**STORED DATA**:
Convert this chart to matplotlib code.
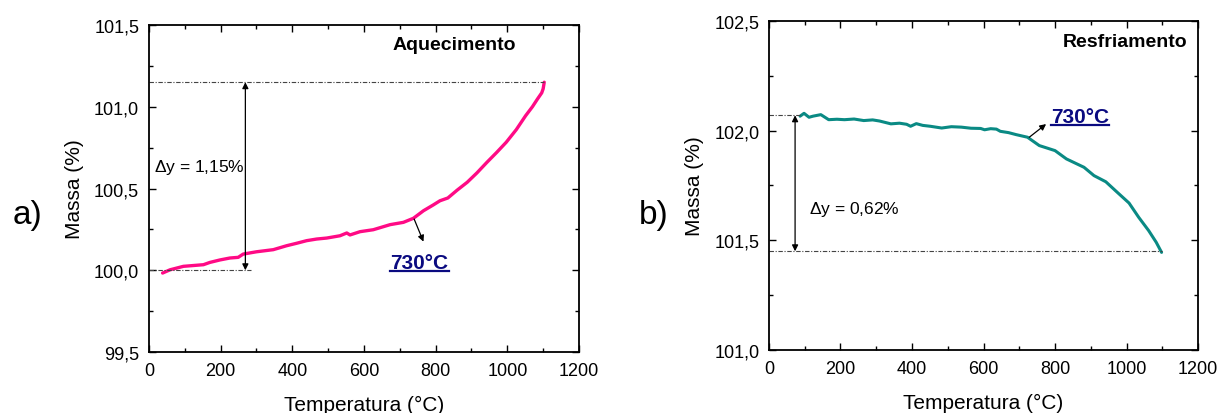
import numpy as np
import matplotlib
matplotlib.use("Agg")
import matplotlib.pyplot as plt
from matplotlib.lines import Line2D
from matplotlib.ticker import MultipleLocator, FixedLocator, FixedFormatter

plt.rcParams['font.family'] = ['Liberation Sans', 'DejaVu Sans']
plt.rcParams['mathtext.fontset'] = 'custom'
plt.rcParams['mathtext.it'] = 'Liberation Sans:italic'
plt.rcParams['mathtext.rm'] = 'Liberation Sans'

# heating run (a)
temp_heat = [38, 59, 96, 152, 170, 198, 226, 249, 263, 300, 347, 384, 412, 440, 468,
             496, 533, 552, 561, 589, 626, 673, 710, 738, 766, 793, 812, 834, 860,
             888, 915, 943, 970, 997, 1025, 1051, 1070, 1084, 1096, 1100, 1103]
mass_heat = [99.983, 100.003, 100.024, 100.034, 100.048, 100.063, 100.075, 100.079,
             100.099, 100.113, 100.126, 100.150, 100.165, 100.181, 100.191, 100.197,
             100.211, 100.228, 100.216, 100.236, 100.248, 100.279, 100.293, 100.318,
             100.364, 100.399, 100.425, 100.442, 100.490, 100.538, 100.595, 100.660,
             100.720, 100.783, 100.860, 100.945, 101.000, 101.047, 101.085, 101.110,
             101.150]

# cooling run (b)
temp_cool = [87, 98, 112, 123, 145, 167, 190, 211, 238, 265, 290, 309, 341, 365, 385,
             396, 412, 430, 451, 483, 510, 538, 565, 592, 603, 620, 636, 647, 670, 691,
             723, 756, 800, 832, 881, 909, 942, 974, 1007, 1034, 1062, 1083, 1098]
mass_cool = [102.066, 102.079, 102.061, 102.066, 102.073, 102.050, 102.052, 102.050,
             102.053, 102.046, 102.049, 102.044, 102.031, 102.034, 102.029, 102.020,
             102.032, 102.024, 102.020, 102.012, 102.018, 102.016, 102.011, 102.010,
             102.004, 102.009, 102.007, 101.997, 101.991, 101.982, 101.970, 101.932,
             101.909, 101.871, 101.833, 101.795, 101.767, 101.719, 101.670, 101.605,
             101.544, 101.491, 101.445]

xticks = [0, 200, 400, 600, 800, 1000, 1200]
yticks_heat = [99.5, 100.0, 100.5, 101.0, 101.5]
yticks_cool = [101.0, 101.5, 102.0, 102.5]

heat_top, heat_bottom = 101.15, 100.0
cool_top, cool_bottom = 102.07, 101.45
onset = 730

fig = plt.figure(figsize=(12.21, 4.14), dpi=100)
ax1 = fig.add_axes([0.1220, 0.1473, 0.3522, 0.7899])
ax2 = fig.add_axes([0.6298, 0.1522, 0.3514, 0.7947])


def comma(v):
    return f"{v:.1f}".replace(".", ",")


def style_axes(ax, yticks):
    ax.set_xlim(0, 1200)
    ax.set_ylim(yticks[0], yticks[-1])
    ax.xaxis.set_major_locator(FixedLocator(xticks))
    ax.xaxis.set_major_formatter(FixedFormatter([str(t) for t in xticks]))
    ax.xaxis.set_minor_locator(MultipleLocator(100))
    ax.yaxis.set_major_locator(FixedLocator(yticks))
    ax.yaxis.set_major_formatter(FixedFormatter([comma(t) for t in yticks]))
    ax.yaxis.set_minor_locator(MultipleLocator(0.25))
    ax.tick_params(which='both', direction='in', top=True, right=True,
                   labelsize=13, width=1.0, pad=7)
    ax.tick_params(which='major', length=5)
    ax.tick_params(which='minor', length=3)
    for s in ax.spines.values():
        s.set_linewidth(1.3)
    ax.set_xlabel("Temperatura (°C)", fontsize=15, labelpad=12)
    ax.set_ylabel("Massa (%)", fontsize=15, labelpad=7)


style_axes(ax1, yticks_heat)
style_axes(ax2, yticks_cool)

ref_style = dict(color='#444444', linewidth=0.8, linestyle=(0, (4, 1.5, 1, 1.5)))
arrow_style = dict(arrowstyle='<|-|>', color='black', lw=0.9,
                   mutation_scale=9, shrinkA=0, shrinkB=0)
navy = '#0a0a80'

# (a) heating
ax1.plot(temp_heat, mass_heat, color='#ff0a85', linewidth=2.4, solid_capstyle='round')
ax1.plot([0, temp_heat[-1]], [heat_top, heat_top], **ref_style)
ax1.plot([0, 284], [heat_bottom, heat_bottom], **ref_style)
ax1.annotate('', xy=(269, heat_top), xytext=(269, heat_bottom), arrowprops=arrow_style)
ax1.text(13, 100.635, r"$\mathit{\Delta}$y = 1,15%", fontsize=12.5, va='center')
ax1.annotate('', xy=(766, 100.175), xytext=(740, 100.313),
             arrowprops=dict(arrowstyle='-|>', color='black', lw=0.9,
                             mutation_scale=9, shrinkA=0, shrinkB=0))
lab1 = ax1.text(755, 100.05, f"{onset}°C", fontsize=15, fontweight='bold',
                color=navy, ha='center', va='center')
ax1.text(0.853, 0.94, "Aquecimento", transform=ax1.transAxes, fontsize=14,
         fontweight='bold', ha='right', va='center')

# (b) cooling
ax2.plot(temp_cool, mass_cool, color='#0a8a84', linewidth=2.2, solid_capstyle='round')
ax2.plot([0, temp_cool[0]], [cool_top, cool_top], **ref_style)
ax2.plot([0, temp_cool[-1]], [cool_bottom, cool_bottom], **ref_style)
ax2.annotate('', xy=(73, cool_top), xytext=(73, cool_bottom), arrowprops=arrow_style)
ax2.text(113, 101.643, r"$\mathit{\Delta}$y = 0,62%", fontsize=12.5, va='center')
ax2.annotate('', xy=(775, 102.03), xytext=(728, 101.97),
             arrowprops=dict(arrowstyle='-|>', color='black', lw=0.9,
                             mutation_scale=9, shrinkA=0, shrinkB=0))
lab2 = ax2.text(870, 102.065, f"{onset}°C", fontsize=15, fontweight='bold',
                color=navy, ha='center', va='center')
ax2.text(0.974, 0.938, "Resfriamento", transform=ax2.transAxes, fontsize=14,
         fontweight='bold', ha='right', va='center')

fig.text(0.010, 0.48, "a)", fontsize=24, va='center')
fig.text(0.523, 0.48, "b)", fontsize=24, va='center')

# underline the onset labels
fig.canvas.draw()
renderer = fig.canvas.get_renderer()
inv = fig.transFigure.inverted()
for lab in (lab1, lab2):
    bb = lab.get_window_extent(renderer)
    (x0, y0), (x1, _) = inv.transform([(bb.x0, bb.y0 + 1), (bb.x1, bb.y0 + 1)])
    fig.add_artist(Line2D([x0, x1], [y0, y0], color=navy, linewidth=1.6,
                          transform=fig.transFigure))

fig.savefig("out.png", dpi=100)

**TASK BRIEF**: Only lines belong in the copy: transcribe those from the start of the data through the line that contains "plt.rcParams['mathtext.rm'] = 'Liberation", and skip the pictures.

**ANSWER TO THE PROBLEM**:
Convert this chart to matplotlib code.
import numpy as np
import matplotlib
matplotlib.use("Agg")
import matplotlib.pyplot as plt
from matplotlib.lines import Line2D
from matplotlib.ticker import MultipleLocator, FixedLocator, FixedFormatter

plt.rcParams['font.family'] = ['Liberation Sans', 'DejaVu Sans']
plt.rcParams['mathtext.fontset'] = 'custom'
plt.rcParams['mathtext.it'] = 'Liberation Sans:italic'
plt.rcParams['mathtext.rm'] = 'Liberation Sans'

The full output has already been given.